En outre, elle précise qui recevra les dommages et intérêts lorsque la réparation en nature ne sera pas possible, et ce qu’il devra en faire : « En cas d'impossibilité de droit ou de fait ou d'insuffisance des mesures de réparation, le juge condamne le responsable à verser des dommages et intérêts, affectés à la réparation de l'environnement, au demandeur ou, si celui-ci ne peut prendre les mesures utiles à cette fin, à l'État » (C. civ., art. 1386-22 ; C. civ., art. 1249 à compter du 1er octobre)

Enfin, la loi prévoit un délai de prescription dérogatoire, fixé à 10 ans (C. civ., art. 2226-1).

La prochaine étape sera sans doute la création d’un fonds d’indemnisation qui permettrait, notamment, la réparation des préjudices écologiques lorsque l’auteur est inconnu, ou insolvable.

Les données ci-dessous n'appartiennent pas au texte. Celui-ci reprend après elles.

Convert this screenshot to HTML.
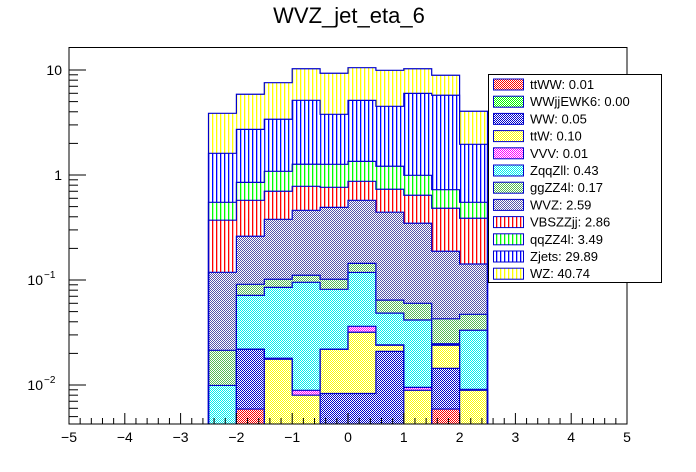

La cause de l’environnement progresse. Il était temps.

Références

Crim. 25 sept. 2012, n° 10-82.938 P, AJDA 2013. 667, étude C. Huglo ; D. 2012. 2711, et les obs., note P. Delebecque ; ibid. 2557, obs. F. G. Trébulle ; ibid. 2673, point de vue L. Neyret ; ibid. 2675, chron. V. Ravit et O. Sutterlin ; ibid. 2917, obs. G. Roujou de Boubée, T. Garé, M.-H. Gozzi, S. Mirabail et T. Potaszkin ; AJ pénal 2012. 574, note A. Montas et G. Roussel ; AJCT 2012. 620, obs. M. Moliner-Dubost ; Rev. sociétés 2013. 110, note J.-H. Robert ; RSC 2013. 363, obs. J.-H. Robert ; ibid. 447, chron. M. Massé ; RTD civ. 2013. 119, obs. P. Jourdain.

Crim. 22 mars 2016, n° 13-87.650 P, AJDA 2016. 638 ; D. 2016. 1236, note A.-S. Epstein ; ibid. 1597, chron. B. Laurent, L. Ascensi, E. Pichon et G. Guého ; AJ pénal 2016. 320, note J.-B. Perrier ; RSC 2016. 287, obs. J.-H. Robert.